GIVEN REQUEST
Any picture among the records should be left out, please; retype the rest exactly.
**** MATERIAL PROVIDED
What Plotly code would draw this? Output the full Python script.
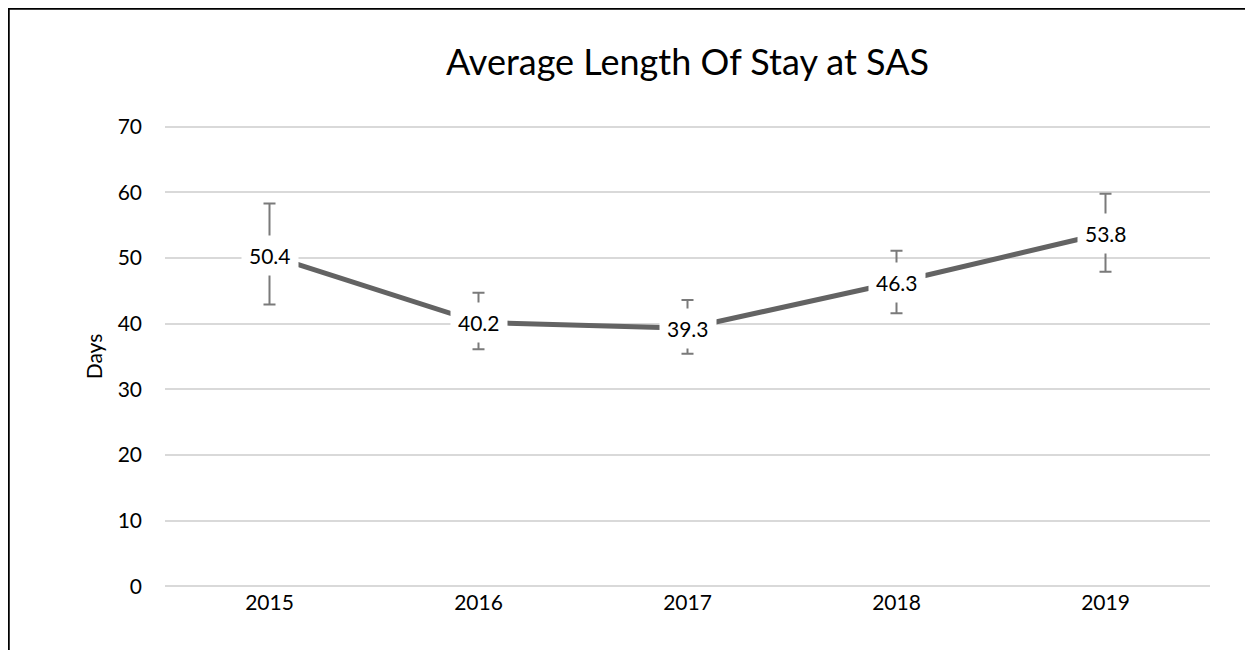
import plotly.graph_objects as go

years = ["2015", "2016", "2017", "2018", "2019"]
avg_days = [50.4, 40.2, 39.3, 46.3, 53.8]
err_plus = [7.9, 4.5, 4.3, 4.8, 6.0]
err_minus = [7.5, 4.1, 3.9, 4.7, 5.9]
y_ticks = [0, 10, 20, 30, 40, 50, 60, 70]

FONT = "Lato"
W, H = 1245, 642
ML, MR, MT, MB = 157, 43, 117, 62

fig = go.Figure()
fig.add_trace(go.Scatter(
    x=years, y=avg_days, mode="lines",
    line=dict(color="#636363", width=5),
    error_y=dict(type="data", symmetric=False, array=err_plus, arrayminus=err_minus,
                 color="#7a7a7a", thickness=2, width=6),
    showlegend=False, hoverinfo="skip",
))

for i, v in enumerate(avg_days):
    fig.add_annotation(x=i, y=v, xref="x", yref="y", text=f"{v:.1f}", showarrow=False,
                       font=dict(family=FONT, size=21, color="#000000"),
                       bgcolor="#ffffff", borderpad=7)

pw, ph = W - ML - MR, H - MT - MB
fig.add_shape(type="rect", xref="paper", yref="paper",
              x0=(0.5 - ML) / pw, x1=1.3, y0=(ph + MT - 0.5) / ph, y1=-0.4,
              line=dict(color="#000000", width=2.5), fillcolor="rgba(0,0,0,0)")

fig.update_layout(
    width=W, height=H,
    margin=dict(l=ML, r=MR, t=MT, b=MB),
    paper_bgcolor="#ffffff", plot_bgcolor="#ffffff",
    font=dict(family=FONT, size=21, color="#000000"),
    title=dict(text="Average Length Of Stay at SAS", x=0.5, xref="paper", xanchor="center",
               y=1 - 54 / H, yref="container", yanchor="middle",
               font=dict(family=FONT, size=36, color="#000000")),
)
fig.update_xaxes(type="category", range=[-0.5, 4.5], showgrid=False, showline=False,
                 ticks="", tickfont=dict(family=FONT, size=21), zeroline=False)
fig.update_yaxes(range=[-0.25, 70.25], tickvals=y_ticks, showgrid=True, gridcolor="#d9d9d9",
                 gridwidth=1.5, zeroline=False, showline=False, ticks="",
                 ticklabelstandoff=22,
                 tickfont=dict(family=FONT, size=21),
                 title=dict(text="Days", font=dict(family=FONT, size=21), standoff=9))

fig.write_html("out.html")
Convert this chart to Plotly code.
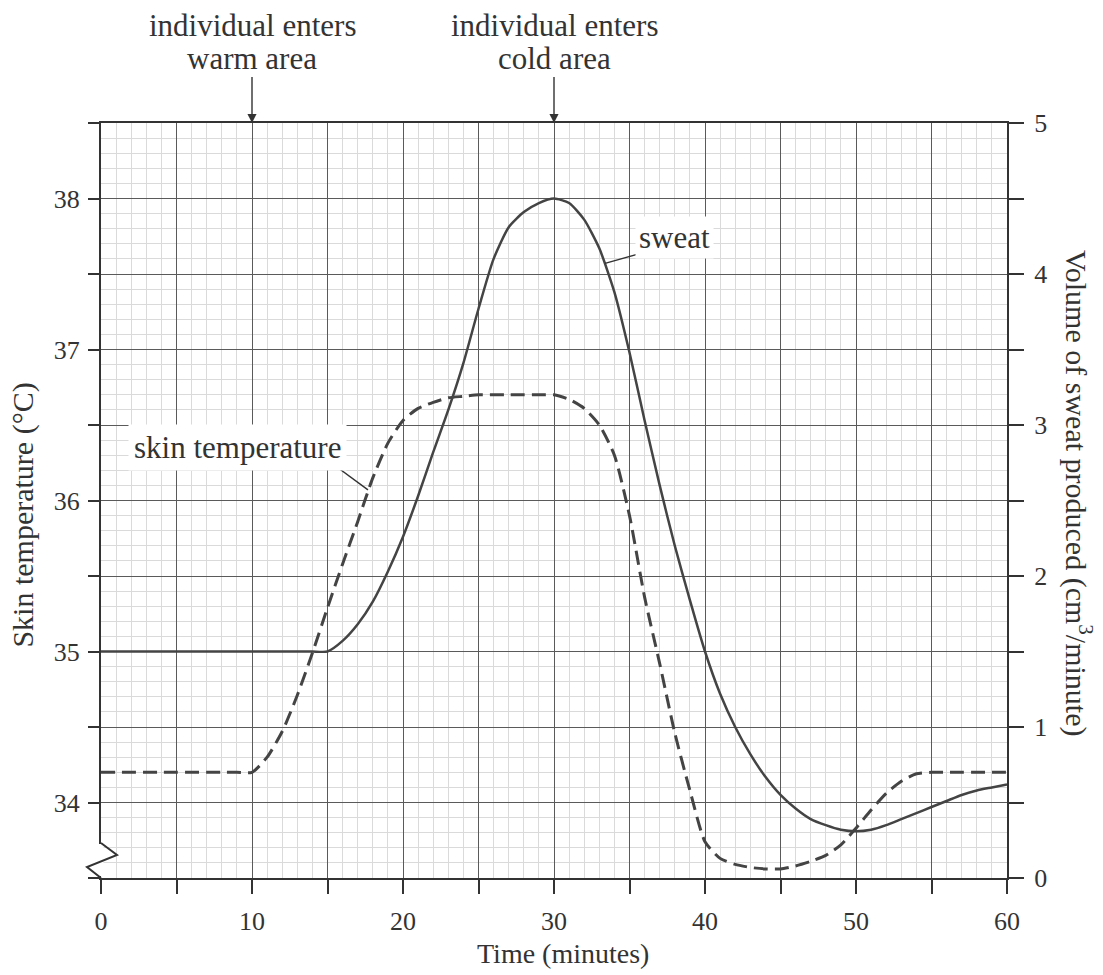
********
RESPONSE
What Plotly code would draw this? Output the full Python script.
import plotly.graph_objects as go

years = ["2015", "2016", "2017", "2018", "2019"]
avg_days = [50.4, 40.2, 39.3, 46.3, 53.8]
err_plus = [7.9, 4.5, 4.3, 4.8, 6.0]
err_minus = [7.5, 4.1, 3.9, 4.7, 5.9]
y_ticks = [0, 10, 20, 30, 40, 50, 60, 70]

FONT = "Lato"
W, H = 1245, 642
ML, MR, MT, MB = 157, 43, 117, 62

fig = go.Figure()
fig.add_trace(go.Scatter(
    x=years, y=avg_days, mode="lines",
    line=dict(color="#636363", width=5),
    error_y=dict(type="data", symmetric=False, array=err_plus, arrayminus=err_minus,
                 color="#7a7a7a", thickness=2, width=6),
    showlegend=False, hoverinfo="skip",
))

for i, v in enumerate(avg_days):
    fig.add_annotation(x=i, y=v, xref="x", yref="y", text=f"{v:.1f}", showarrow=False,
                       font=dict(family=FONT, size=21, color="#000000"),
                       bgcolor="#ffffff", borderpad=7)

pw, ph = W - ML - MR, H - MT - MB
fig.add_shape(type="rect", xref="paper", yref="paper",
              x0=(0.5 - ML) / pw, x1=1.3, y0=(ph + MT - 0.5) / ph, y1=-0.4,
              line=dict(color="#000000", width=2.5), fillcolor="rgba(0,0,0,0)")

fig.update_layout(
    width=W, height=H,
    margin=dict(l=ML, r=MR, t=MT, b=MB),
    paper_bgcolor="#ffffff", plot_bgcolor="#ffffff",
    font=dict(family=FONT, size=21, color="#000000"),
    title=dict(text="Average Length Of Stay at SAS", x=0.5, xref="paper", xanchor="center",
               y=1 - 54 / H, yref="container", yanchor="middle",
               font=dict(family=FONT, size=36, color="#000000")),
)
fig.update_xaxes(type="category", range=[-0.5, 4.5], showgrid=False, showline=False,
                 ticks="", tickfont=dict(family=FONT, size=21), zeroline=False)
fig.update_yaxes(range=[-0.25, 70.25], tickvals=y_ticks, showgrid=True, gridcolor="#d9d9d9",
                 gridwidth=1.5, zeroline=False, showline=False, ticks="",
                 ticklabelstandoff=22,
                 tickfont=dict(family=FONT, size=21),
                 title=dict(text="Days", font=dict(family=FONT, size=21), standoff=9))

fig.write_html("out.html")
Convert this chart to Plotly code.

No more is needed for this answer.